JAKARTA: Malaysian palm oil futures experienced a reversal from earlier gains, mirroring movements in Dalian’s rival oils. The benchmark palm oil contract for July delivery on the Bursa Malaysia Derivatives Exchange decreased by 36 ringgit, equivalent to 0.9%, settling at 3,975 ringgit ($901.36) per metric ton at the session’s close. This marks the third consecutive weekly loss, reaching a 28-week low.

The futures contract registered a decline of 5.63% over the course of the week.

According to a trader based in Kuala Lumpur, the futures market appears to be consolidating, trading within a range of 4000 to 4080 ringgit, as participants await fresh market catalysts.

On the Dalian Commodity Exchange, the most actively traded soyoil contract edged down by 0.05%, while the palm oil contract saw a decrease of 0.12%. In contrast, soyoil prices on the Chicago Board of Trade (CBOT) experienced an increase of 0.67%.

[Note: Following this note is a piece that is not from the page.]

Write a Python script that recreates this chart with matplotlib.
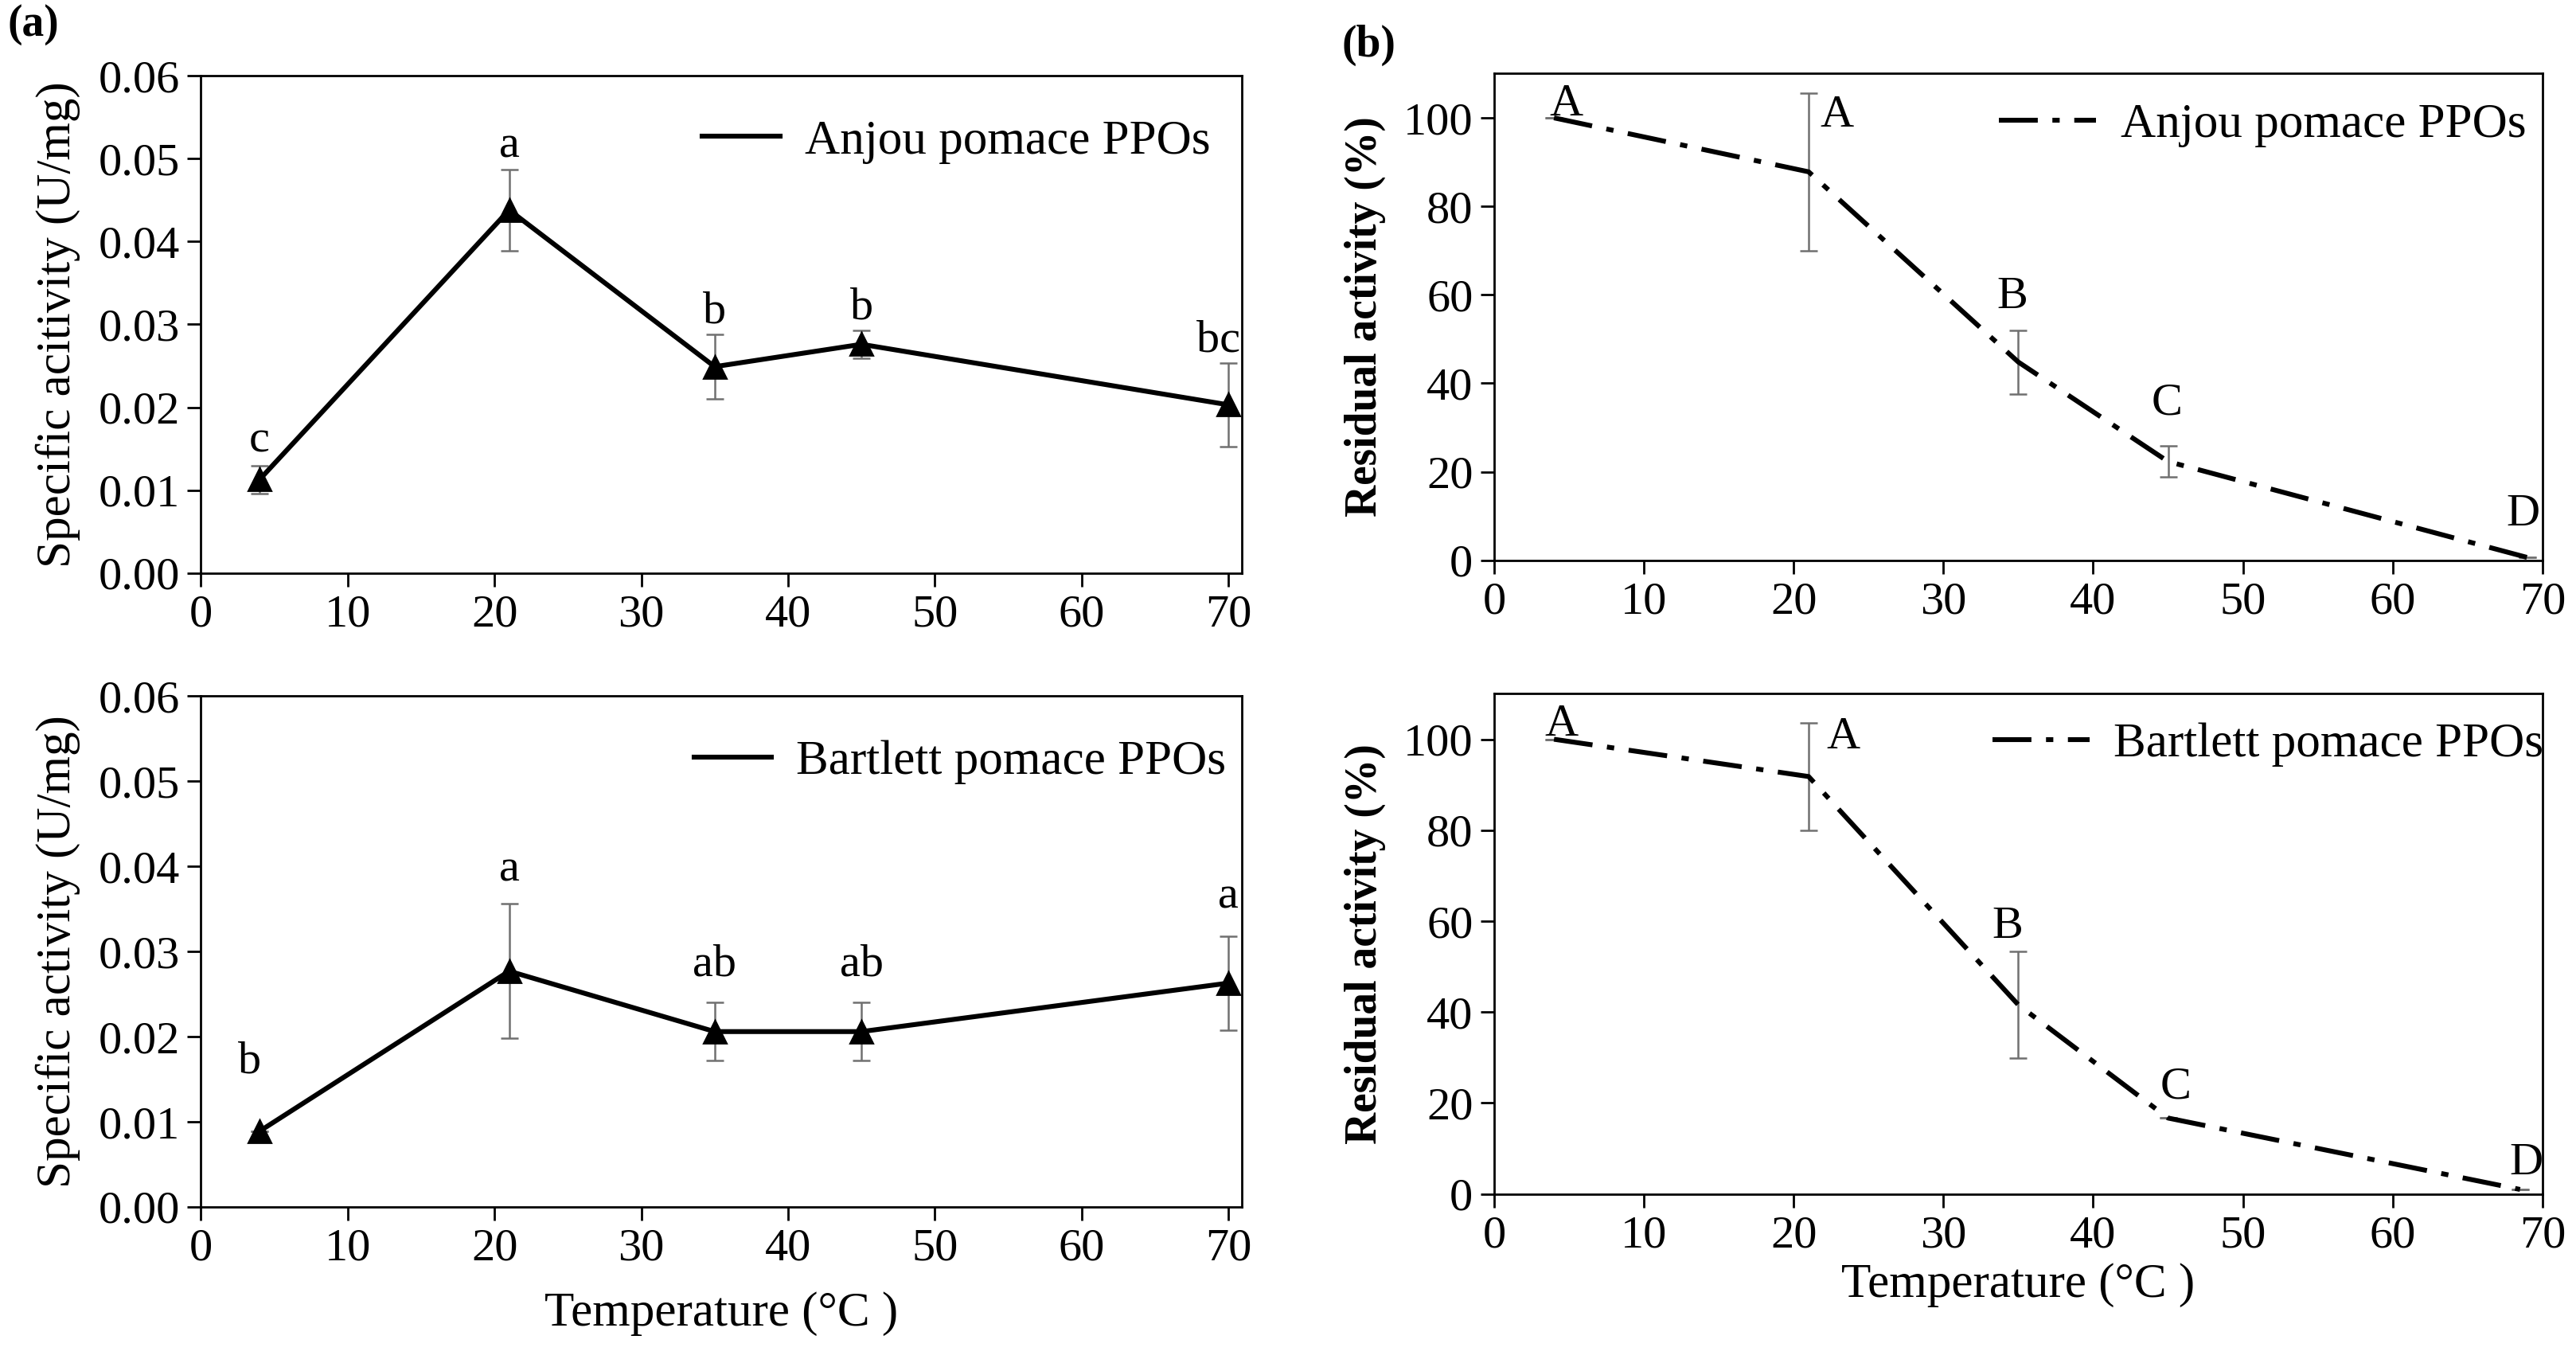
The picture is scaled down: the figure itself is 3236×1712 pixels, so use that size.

Palm oil prices often correlate with the price fluctuations of competing edible oils as they vie for market share in the global vegetable oils sector.

Palm oil prices have declined for the fourth consecutive session, influenced by increased production levels.

Official data from the Malaysian Palm Oil Board, released on Tuesday, indicated that Malaysia has kept its May export tax for crude palm oil at 10% while reducing its reference price.

Data from cargo surveyor Intertek Testing Services and independent inspection firm AmSpec Agri Malaysia suggest that exports of Malaysian palm oil products for the period of April 1-15 have increased by an estimated 13.6% to 17% compared to the previous month.

The Malaysian ringgit, the currency in which the contract is denominated, remained relatively stable against the U.S. dollar. A weaker ringgit typically enhances the contract’s appeal to holders of foreign currencies.